Of course, I can understand why children like labels: it makes them feel safe. After all, one of the hallmarks of childhood (especially the teen years) is the need to fit in. I remember the "uniform" I wore as a teen: deep-pocketed corduroy shorts, horizontal-striped long-sleeved t-shirts, zorries (thongs), and long hair cut in the surfer style. I look at pictures of myself from those days and shake my head. Yet the labels I wore were the clothes, not the words on the clothes. But was there a difference, so long as we all wore the same uniform? Not really.
But I was a child then; now I am an adult and I've put away labels as much as possible. I buy most of my generic clothing at Costco. Even my tennis shoes are non-descript; I haven't worn a pair of Nikes in . . . I would have to say . . . forever. To me, no pair of tennis shoes is worth more than $25 unless they can actually make me dunk like Michael Jordan.
But everywhere I look, I see adults emulating their children, though the labels get more expensive as we grow older. My first car was a VW beetle, an icon in its own right. I proudly drove my surf rack-festooned bug to the beach and back for years.
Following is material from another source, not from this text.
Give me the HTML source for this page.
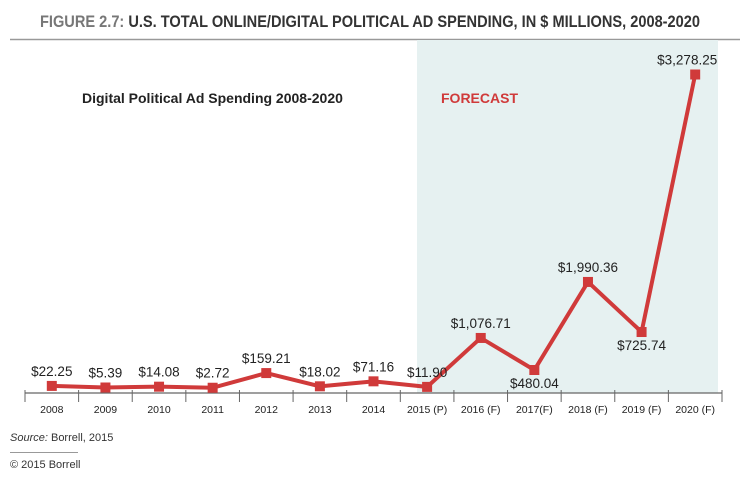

For some time in the 1990s, I had a BMW 5 series sedan, which I babied. But at heart, I'm a truck guy and one day when I went into the garage, I noticed my precious Beemer was layered with a coat of dust. I hadn't driven it in a couple of weeks. I promptly sold it. I was done with labels, I guess.
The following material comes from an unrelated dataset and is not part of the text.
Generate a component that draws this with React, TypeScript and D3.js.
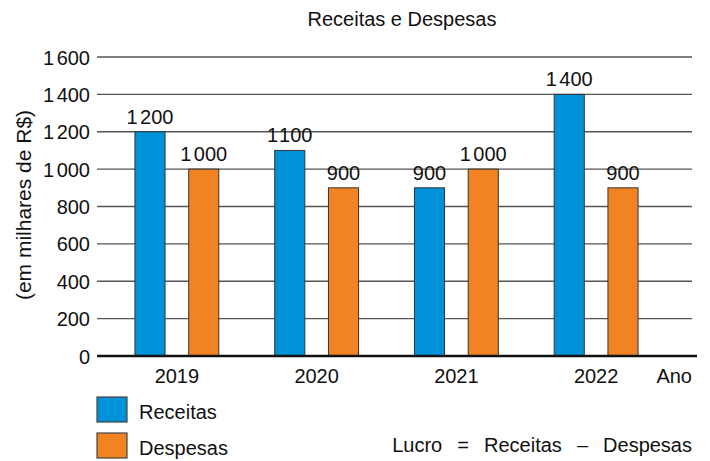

Now I drive a nondescript truck. I removed the dealer logo from the tailgate and chucked the license plate frames. If I could get the Toyota sombrero logo off it, I would, but it's molded into the front grill.
If we must wear labels, wouldn't it be fascinating if we were required to wear labels that described the person we actually are? Imagine walking around the mall wearing a "Grouchy Bigot" T-shirt. (Okay, I've actually seen that one.) But what about "Zero Self-Esteem" tank top revealing all those tattoos? Or "No Time To Work Out, But Plenty of Time To Pierce My Ears" women's tops in XXL sizes?
I would hate to see the shirt I would have to wear.
There's one I hope would apply to me; one I would proudly wear: "The only limitation is your imagination."